The big gap in posts was due to a trip to Barcelona to Primavera Sound festival (which was excellent, by the way). I didn’t run while I was there but according to my phone did more than 25,000 steps per day – festivals can be very active! – so I didn’t feel too bad.
Returned from Barcelona on the 6th of June and took running back up straight away, building up to my longest run of the year on Friday. It was a 10 miler which actually went fine, felt good throughout. Also sneaked in a 10k on Monday night so I’m doing ok for miles.
This is good because my first event of the year is next Wednesday, a 10km race called Tempsey Torture at Temple Newsam. Looking forward to competing again because I haven’t been able to do any park runs for over 2 months.
As an aside, I also fasted for 24 hours on Monday. I have read about the health benefits of fasting for a while (most notably from Tim Ferris) but the real inspiration was one of my students who was participating in Ramadan. To understand her better and as an act of support I decided to fast for just one day (out of her 30!). I actually found it not to be too bad – I felt that my mind was very clear and wasn’t crippled by hunger through the day. I was looking forward to breaking the fast by the end of it though. I would recommend and probably will do it again myself.
Was not going to run today but had a bit of free time in the evening when the heat had died down so thought I might as well. Took my usual 3 mile route pretty gently while listening to a podcast. This way I will have run 6 of 7 days this week. It was a very pleasant evening, took some photos too.
Wanted to do a fast run on Friday afternoon, but the weather was extremely hot. Found running fairly hard, and struggled to get any decent speed. Breathing was hard in the heat and humidity. Pace ended up averaging out at 8 min 34 sec/mile.
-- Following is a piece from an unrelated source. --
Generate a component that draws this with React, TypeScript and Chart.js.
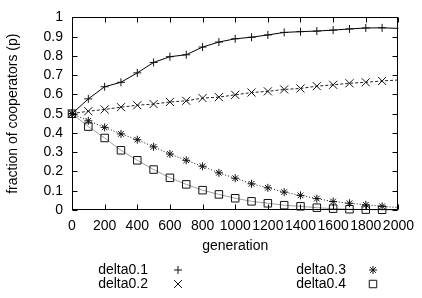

Another very beautiful evening. With the goal of increasing my miles per week I embedded my intervals within 4 miles instead of 3 this week. Really went for it on the intervals too, had good focus. Was very sweaty by the end!
Went for a social run with Ste and Lucy, 3 miles to Kippax and back. Very beautiful evening. Finished off with a quick half at Wetherspoon’s!
Had a very busy day through the day so only got chance to run at 8:30pm. Had intended do a short run for this reason, but the weather was awesome and I felt positive so decided to do 3 miles while listening to the Rock Workout playlist on Spotify. The run was great, made a decent pace of about 8 min/mile which was good considering I had had an exhausting day.
Tackled my longest run this year today, 9 miles. Actually felt surprisingly fine and managed a faster pace than my 8 mile run last week. The weather was very hot and as it was a long run I didn’t push too hard but was putting in effort all the way around. Felt fatigued after but very satisfied!
Throughout my life, I have thought a lot about what it means to push yourself to the limit. And most of the time when you think you are there, in reality you are nowhere near.
Actually pushing yourself to 100% physical capacity for anything more that a few minutes leaves you feeling drained, unwell and nauseated for the rest of the day. How often does that actually happen? Not much. That’s probably a good thing; those of us who have to get up to work and train the next day need to leave something in the tank.
The reasons it is so psychologically difficult to reach your physical limit are probably evolutionary: you don’t want to wear yourself out picking berries in the morning and then end up having to outrun a sabre-toothed tiger in the afternoon. The same goes for us now; it needs to be difficult to really run oneself down to the wire because we need to continue to function in society. Realistically we should probably save draining the tank until the last 15 minutes of a race that we have trained 3 months or more for. And then book the next day off work.
To get the most out of ourselves, however, we need to be able to get near that limit every now and again, and that takes some practice.
For me, the issue of reaching my maximum appears during races. I feel myself holding back (especially in the first half, when the rest of the race looms large ahead) but then end the race feeling like I could have given more. One of the methods I have used to tackle this is interval training. During your fast intervals, you should be approaching maximum capacity but only for a short period. The main benefit of this, in addition to training muscle, lets you experience what really pushing really feels like. Doing this on a regular basis gets you familiar with and unafraid of the sensation and hence gives you some benchmark when racing. If at 2km into a 10 km race (that you care about) you feel like you do during your fast interval, you are probably going too fast. If you don’t feel like that at 9km, you are probably not pushing hard enough.
Once you have become comfortable with where your maximum capacity lies, only then can you begin to expand and increase it.
Did a leisurely 4 miles this morning. Weather was beautiful and really just wanted to get out. Did some pull ups beforehand. Ran past a horse that had escaped from it’s paddock.
Was unsure what to run today but Mum was doing 5 miles with intervals so I joined her. Her interval speed is less than mine so even though I did intervals yesterday it wasn’t too intensive. Was glad of the distance though – I think in future I am going to have to start increasing the length of my medium runs.